It takes a song and a half to get out of the school’s hellish parking lot at the end of the day, until the second chorus of “Sweet Child O’ Mine” to reach the first traffic light, and more or less half of any album in my collection to get home.
It takes an instant to lose everything.
Not one of those commercial instants either: Lose ten pounds instantly! Regrow a full head of hair in an instant! In an instant, that troublesome fungus will disappear! When those people use the word instant, it means at least a minute, or, if they don’t mind lying to the public, days or more. I don’t imply, and I don’t lie. When I use the word instant, I mean a fraction of a second. I mean less than a heartbeat.
I mean my head through the windshield, my mouth still open from singing along to whatever song I was listening to the instant before.

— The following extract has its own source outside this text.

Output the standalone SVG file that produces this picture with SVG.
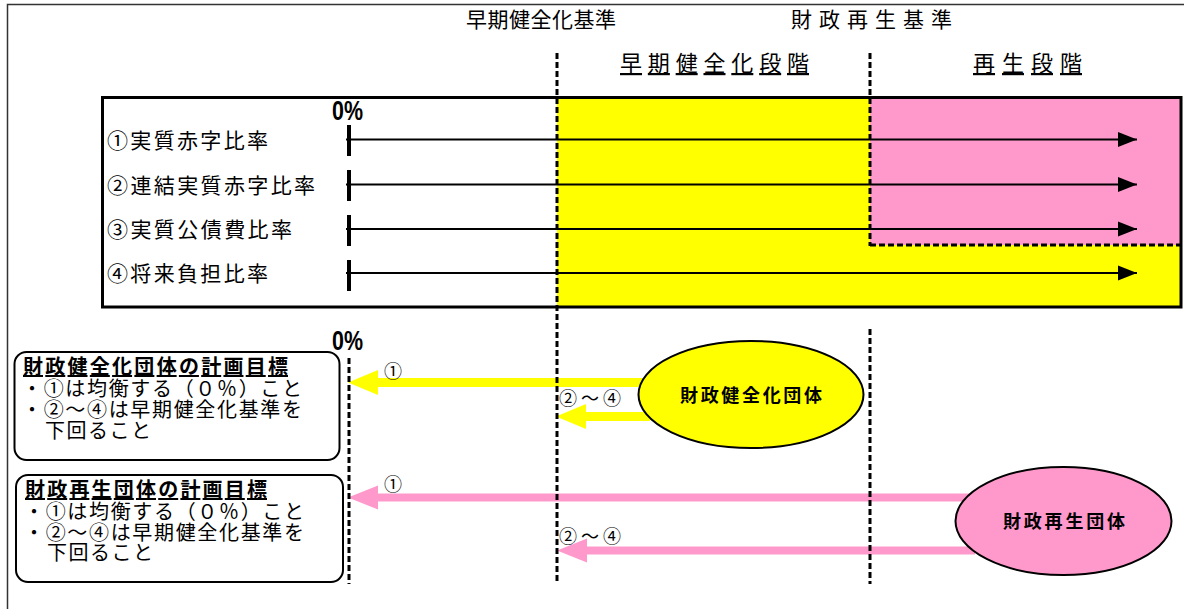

It wasn’t even my fault, not really. I suppose I could have chosen a safer car, but when deciding between a bunch of safety features I might never even need and CDs I would absolutely want in the next year or two, my judgment was not at its best. I blame the economy, and the constant civil war between heart and head. I blame The Killers for coming out with a new album every five minutes, and statistics that say I would probably never die in a crash anyway.
Come to think of it, the accident wasn’t even the other driver’s fault. I would probably run a red light if I were late for a dentist appointment too. Maybe not one at a busy intersection, but who’s to say it wasn’t a really important appointment? Perhaps he was getting a new filling. Yeah, I’d race across the road with no regard for traffic in my 2004 pickup for that, too, especially if there was nothing in my way except a wimpy ’98 Civic. Because I would be the only person on the road. Every other car would be driven by a robot, a drone that doesn’t matter in my world. The only thing that would matter to me is being on time for my appointment.
Like him, I too would be surprised when, after stepping out of my barely scratched vehicle, I saw the other car scrunched up like an accordion, like a piece of paper balled up and thrown against the side of the street. I would be shocked to see blood on the shards of glass strewn about the pavement because apparently I hadn’t realized running that light meant plowing into the Civic, which would lead to crushing the 17-year-old inside it. The 17-year-old who just wanted to listen to The Smiths while driving home.
Maybe I’m being too bitter about all of it. After all, the other driver did stand by while someone else called 911, waited patiently while the paramedics extricated me from my mangled vehicle, and even went through the trouble of leaving a note of apology beside my bed in the hospital. I, of course, wouldn’t know of his contributions to my well-being until after I woke up from the coma a week and a half later.
I sure hope his dentist was a good sport about rescheduling.